- WHAT IS EXPECTED -
Retype the data exactly, from its first line to the line containing "(0,0) rectangle (2318,100);", including both, and skip any picture.
#####
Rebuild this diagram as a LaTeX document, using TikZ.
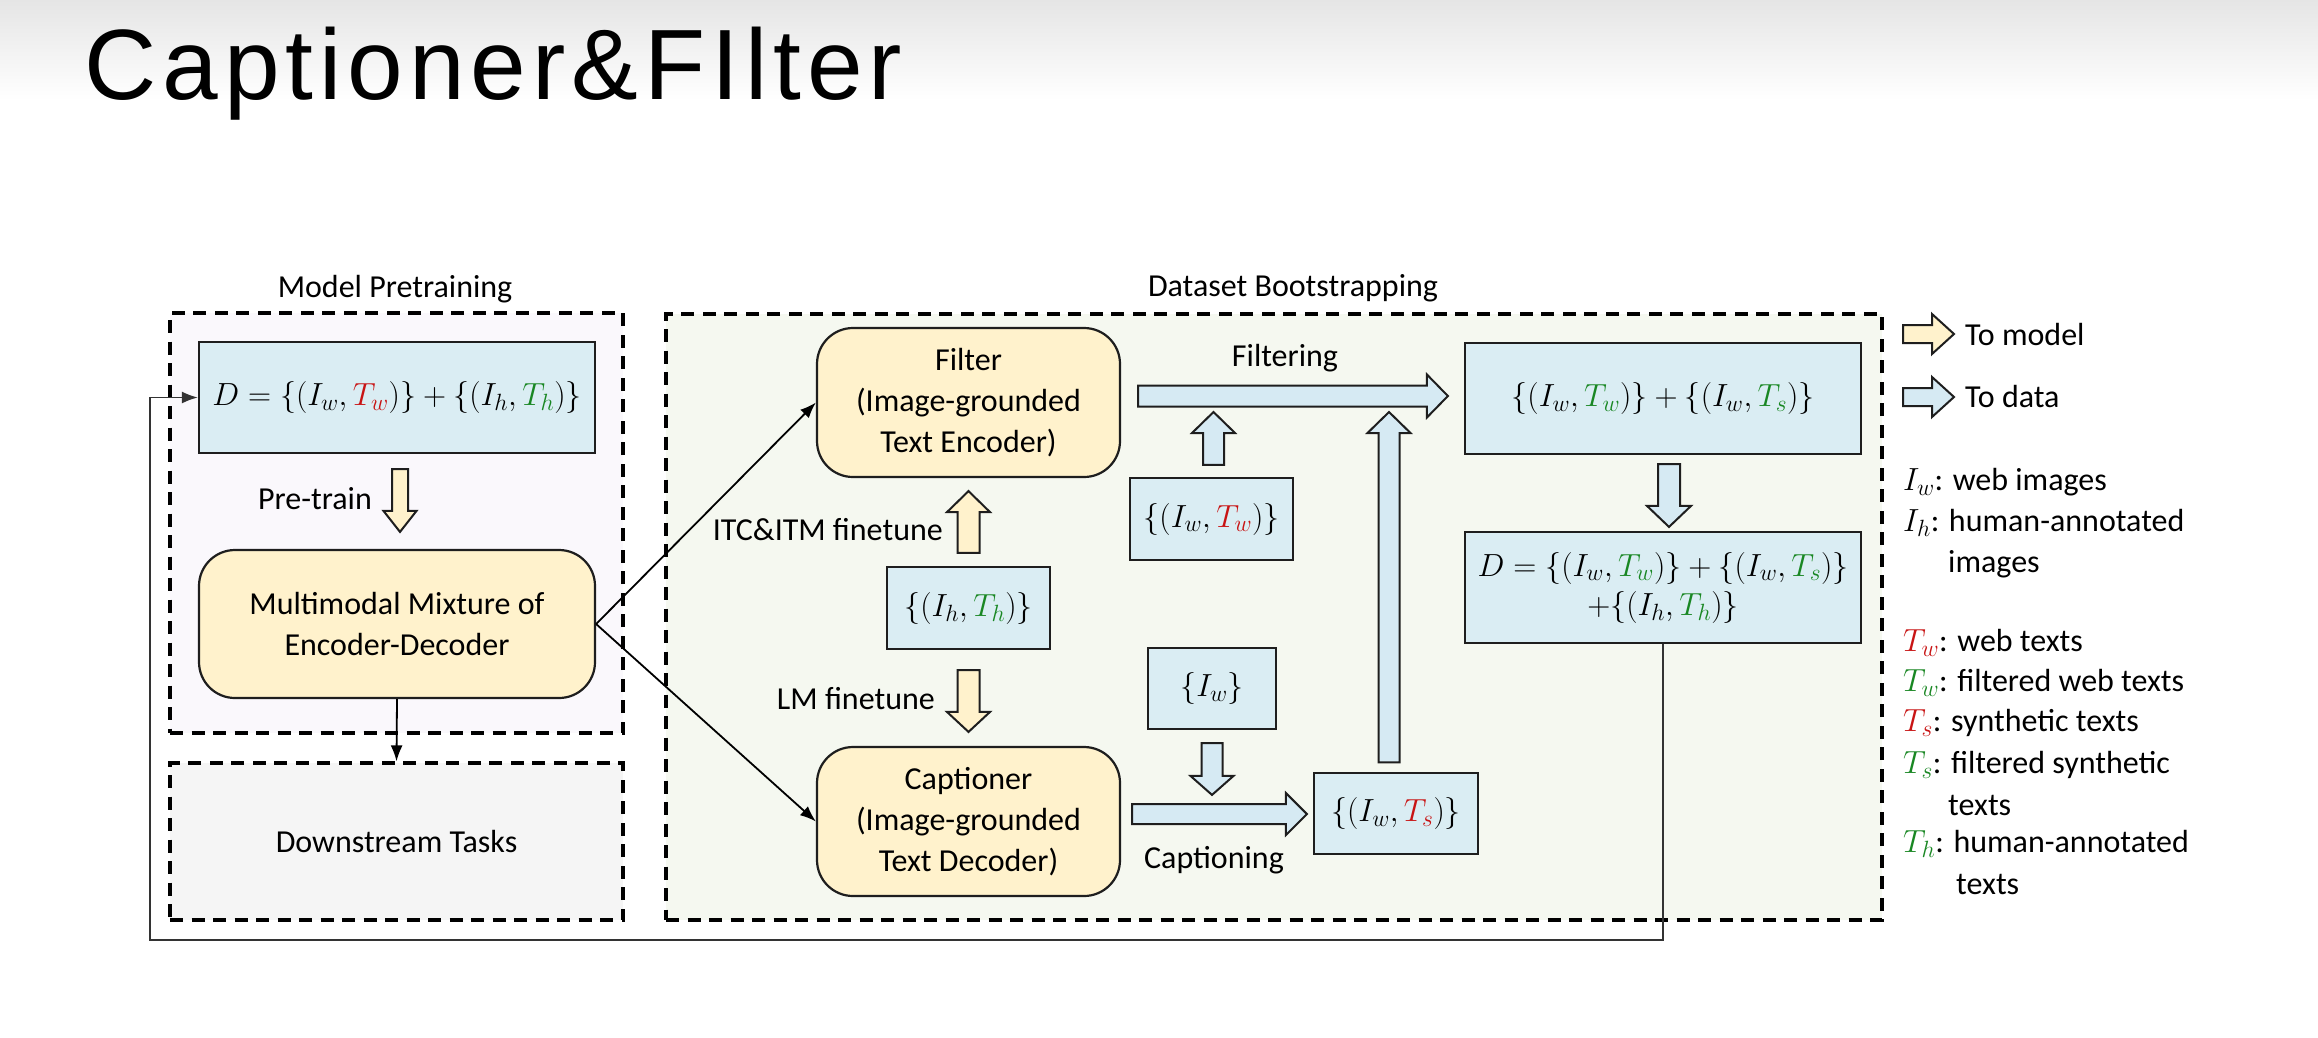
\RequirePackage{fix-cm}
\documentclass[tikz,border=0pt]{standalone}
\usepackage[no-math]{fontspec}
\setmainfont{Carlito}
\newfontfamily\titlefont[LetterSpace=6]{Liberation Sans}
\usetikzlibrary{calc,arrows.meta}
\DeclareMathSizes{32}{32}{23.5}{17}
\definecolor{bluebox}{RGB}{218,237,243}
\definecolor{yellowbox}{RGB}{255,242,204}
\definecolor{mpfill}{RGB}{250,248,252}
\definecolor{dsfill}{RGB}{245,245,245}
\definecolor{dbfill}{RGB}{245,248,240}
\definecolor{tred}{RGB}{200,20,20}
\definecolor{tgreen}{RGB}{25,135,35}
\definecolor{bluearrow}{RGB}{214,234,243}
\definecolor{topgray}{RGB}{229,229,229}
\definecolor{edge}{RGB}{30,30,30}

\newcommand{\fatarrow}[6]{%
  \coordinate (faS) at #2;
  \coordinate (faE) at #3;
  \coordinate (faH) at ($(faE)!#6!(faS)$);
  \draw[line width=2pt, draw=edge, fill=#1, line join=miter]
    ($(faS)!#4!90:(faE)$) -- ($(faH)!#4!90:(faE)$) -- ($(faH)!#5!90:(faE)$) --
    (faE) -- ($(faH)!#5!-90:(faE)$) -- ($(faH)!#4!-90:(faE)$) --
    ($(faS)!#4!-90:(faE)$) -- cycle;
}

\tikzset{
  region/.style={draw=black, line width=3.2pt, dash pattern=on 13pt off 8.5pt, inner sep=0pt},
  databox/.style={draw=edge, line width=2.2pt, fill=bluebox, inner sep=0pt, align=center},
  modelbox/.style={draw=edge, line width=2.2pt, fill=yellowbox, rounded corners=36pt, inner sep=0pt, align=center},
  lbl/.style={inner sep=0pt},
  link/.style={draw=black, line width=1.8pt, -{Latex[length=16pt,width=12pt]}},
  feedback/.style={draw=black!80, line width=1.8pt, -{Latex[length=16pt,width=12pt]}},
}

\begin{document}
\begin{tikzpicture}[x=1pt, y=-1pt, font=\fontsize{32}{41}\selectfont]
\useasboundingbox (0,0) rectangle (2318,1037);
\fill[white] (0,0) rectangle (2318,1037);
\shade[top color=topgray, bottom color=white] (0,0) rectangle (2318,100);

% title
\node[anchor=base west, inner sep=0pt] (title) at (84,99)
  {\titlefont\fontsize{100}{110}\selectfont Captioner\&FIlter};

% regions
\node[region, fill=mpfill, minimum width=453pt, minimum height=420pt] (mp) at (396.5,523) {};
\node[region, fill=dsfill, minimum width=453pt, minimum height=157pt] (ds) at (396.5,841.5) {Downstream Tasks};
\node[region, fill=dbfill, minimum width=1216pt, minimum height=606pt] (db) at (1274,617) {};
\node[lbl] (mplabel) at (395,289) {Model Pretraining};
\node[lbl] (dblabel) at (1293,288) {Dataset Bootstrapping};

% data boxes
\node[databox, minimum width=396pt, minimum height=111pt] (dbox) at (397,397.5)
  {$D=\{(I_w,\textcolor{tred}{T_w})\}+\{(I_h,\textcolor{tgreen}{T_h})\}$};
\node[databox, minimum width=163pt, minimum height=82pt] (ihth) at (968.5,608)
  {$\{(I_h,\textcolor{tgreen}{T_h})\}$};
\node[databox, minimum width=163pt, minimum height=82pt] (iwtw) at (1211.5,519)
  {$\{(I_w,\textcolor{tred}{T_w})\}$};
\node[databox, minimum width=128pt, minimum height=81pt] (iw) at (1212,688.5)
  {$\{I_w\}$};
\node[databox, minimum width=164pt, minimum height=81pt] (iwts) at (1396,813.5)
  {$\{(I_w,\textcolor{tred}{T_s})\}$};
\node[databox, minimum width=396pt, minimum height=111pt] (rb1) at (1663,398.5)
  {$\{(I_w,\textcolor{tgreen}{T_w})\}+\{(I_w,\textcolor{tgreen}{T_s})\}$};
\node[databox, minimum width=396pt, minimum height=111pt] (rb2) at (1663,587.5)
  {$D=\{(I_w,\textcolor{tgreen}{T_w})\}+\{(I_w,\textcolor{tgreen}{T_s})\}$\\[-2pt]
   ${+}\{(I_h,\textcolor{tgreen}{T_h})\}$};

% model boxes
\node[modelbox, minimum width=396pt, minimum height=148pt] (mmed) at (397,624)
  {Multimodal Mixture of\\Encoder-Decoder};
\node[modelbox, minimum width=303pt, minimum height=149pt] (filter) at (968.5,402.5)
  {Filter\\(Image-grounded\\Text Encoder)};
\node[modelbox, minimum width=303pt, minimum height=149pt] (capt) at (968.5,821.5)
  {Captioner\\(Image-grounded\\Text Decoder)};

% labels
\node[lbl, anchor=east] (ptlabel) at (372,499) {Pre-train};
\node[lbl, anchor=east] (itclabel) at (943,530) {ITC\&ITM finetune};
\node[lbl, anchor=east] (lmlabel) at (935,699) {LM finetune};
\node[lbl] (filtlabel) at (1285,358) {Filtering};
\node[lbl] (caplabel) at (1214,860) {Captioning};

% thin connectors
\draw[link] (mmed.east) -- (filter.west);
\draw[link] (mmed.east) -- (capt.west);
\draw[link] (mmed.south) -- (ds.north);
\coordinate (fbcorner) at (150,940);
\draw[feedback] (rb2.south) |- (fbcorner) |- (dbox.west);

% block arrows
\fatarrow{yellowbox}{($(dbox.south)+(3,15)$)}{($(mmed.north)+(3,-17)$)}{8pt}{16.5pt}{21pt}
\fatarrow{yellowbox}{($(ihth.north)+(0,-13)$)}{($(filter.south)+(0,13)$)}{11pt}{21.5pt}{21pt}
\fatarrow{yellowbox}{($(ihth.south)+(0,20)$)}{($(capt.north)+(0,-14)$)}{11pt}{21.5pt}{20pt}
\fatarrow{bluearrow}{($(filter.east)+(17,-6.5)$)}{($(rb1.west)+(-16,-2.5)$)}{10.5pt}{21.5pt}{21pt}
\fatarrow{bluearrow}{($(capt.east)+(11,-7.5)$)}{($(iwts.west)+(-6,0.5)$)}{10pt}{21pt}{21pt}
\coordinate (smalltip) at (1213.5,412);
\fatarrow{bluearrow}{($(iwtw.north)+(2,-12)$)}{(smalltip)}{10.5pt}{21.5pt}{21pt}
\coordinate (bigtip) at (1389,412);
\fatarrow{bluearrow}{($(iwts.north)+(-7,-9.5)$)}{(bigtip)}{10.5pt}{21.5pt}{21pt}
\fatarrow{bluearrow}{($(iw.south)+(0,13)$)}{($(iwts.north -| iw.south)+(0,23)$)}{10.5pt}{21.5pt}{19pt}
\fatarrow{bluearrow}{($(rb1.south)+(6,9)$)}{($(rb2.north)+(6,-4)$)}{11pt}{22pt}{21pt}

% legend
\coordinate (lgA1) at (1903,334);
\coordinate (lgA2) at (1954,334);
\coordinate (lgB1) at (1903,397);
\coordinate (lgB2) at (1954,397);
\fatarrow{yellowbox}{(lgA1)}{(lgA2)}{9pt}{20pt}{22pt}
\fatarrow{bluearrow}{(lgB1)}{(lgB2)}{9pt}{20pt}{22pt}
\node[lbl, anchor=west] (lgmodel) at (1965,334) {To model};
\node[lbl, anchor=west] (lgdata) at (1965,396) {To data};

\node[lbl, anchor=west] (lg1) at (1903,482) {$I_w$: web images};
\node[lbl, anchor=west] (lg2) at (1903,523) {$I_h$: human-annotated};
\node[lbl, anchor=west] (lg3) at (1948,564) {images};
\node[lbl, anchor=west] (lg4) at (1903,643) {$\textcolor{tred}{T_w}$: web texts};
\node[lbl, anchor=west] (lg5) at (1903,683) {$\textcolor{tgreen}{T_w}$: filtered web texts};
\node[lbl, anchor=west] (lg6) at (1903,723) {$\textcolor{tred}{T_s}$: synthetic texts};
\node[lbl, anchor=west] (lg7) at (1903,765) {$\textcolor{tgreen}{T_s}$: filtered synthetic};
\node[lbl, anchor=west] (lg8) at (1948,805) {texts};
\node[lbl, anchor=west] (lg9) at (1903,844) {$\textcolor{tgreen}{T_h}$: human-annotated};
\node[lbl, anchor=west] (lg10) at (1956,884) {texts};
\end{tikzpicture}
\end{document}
#####
- TASK ANSWER -
Rebuild this diagram as a LaTeX document, using TikZ.
\RequirePackage{fix-cm}
\documentclass[tikz,border=0pt]{standalone}
\usepackage[no-math]{fontspec}
\setmainfont{Carlito}
\newfontfamily\titlefont[LetterSpace=6]{Liberation Sans}
\usetikzlibrary{calc,arrows.meta}
\DeclareMathSizes{32}{32}{23.5}{17}
\definecolor{bluebox}{RGB}{218,237,243}
\definecolor{yellowbox}{RGB}{255,242,204}
\definecolor{mpfill}{RGB}{250,248,252}
\definecolor{dsfill}{RGB}{245,245,245}
\definecolor{dbfill}{RGB}{245,248,240}
\definecolor{tred}{RGB}{200,20,20}
\definecolor{tgreen}{RGB}{25,135,35}
\definecolor{bluearrow}{RGB}{214,234,243}
\definecolor{topgray}{RGB}{229,229,229}
\definecolor{edge}{RGB}{30,30,30}

\newcommand{\fatarrow}[6]{%
  \coordinate (faS) at #2;
  \coordinate (faE) at #3;
  \coordinate (faH) at ($(faE)!#6!(faS)$);
  \draw[line width=2pt, draw=edge, fill=#1, line join=miter]
    ($(faS)!#4!90:(faE)$) -- ($(faH)!#4!90:(faE)$) -- ($(faH)!#5!90:(faE)$) --
    (faE) -- ($(faH)!#5!-90:(faE)$) -- ($(faH)!#4!-90:(faE)$) --
    ($(faS)!#4!-90:(faE)$) -- cycle;
}

\tikzset{
  region/.style={draw=black, line width=3.2pt, dash pattern=on 13pt off 8.5pt, inner sep=0pt},
  databox/.style={draw=edge, line width=2.2pt, fill=bluebox, inner sep=0pt, align=center},
  modelbox/.style={draw=edge, line width=2.2pt, fill=yellowbox, rounded corners=36pt, inner sep=0pt, align=center},
  lbl/.style={inner sep=0pt},
  link/.style={draw=black, line width=1.8pt, -{Latex[length=16pt,width=12pt]}},
  feedback/.style={draw=black!80, line width=1.8pt, -{Latex[length=16pt,width=12pt]}},
}

\begin{document}
\begin{tikzpicture}[x=1pt, y=-1pt, font=\fontsize{32}{41}\selectfont]
\useasboundingbox (0,0) rectangle (2318,1037);
\fill[white] (0,0) rectangle (2318,1037);
\shade[top color=topgray, bottom color=white] (0,0) rectangle (2318,100);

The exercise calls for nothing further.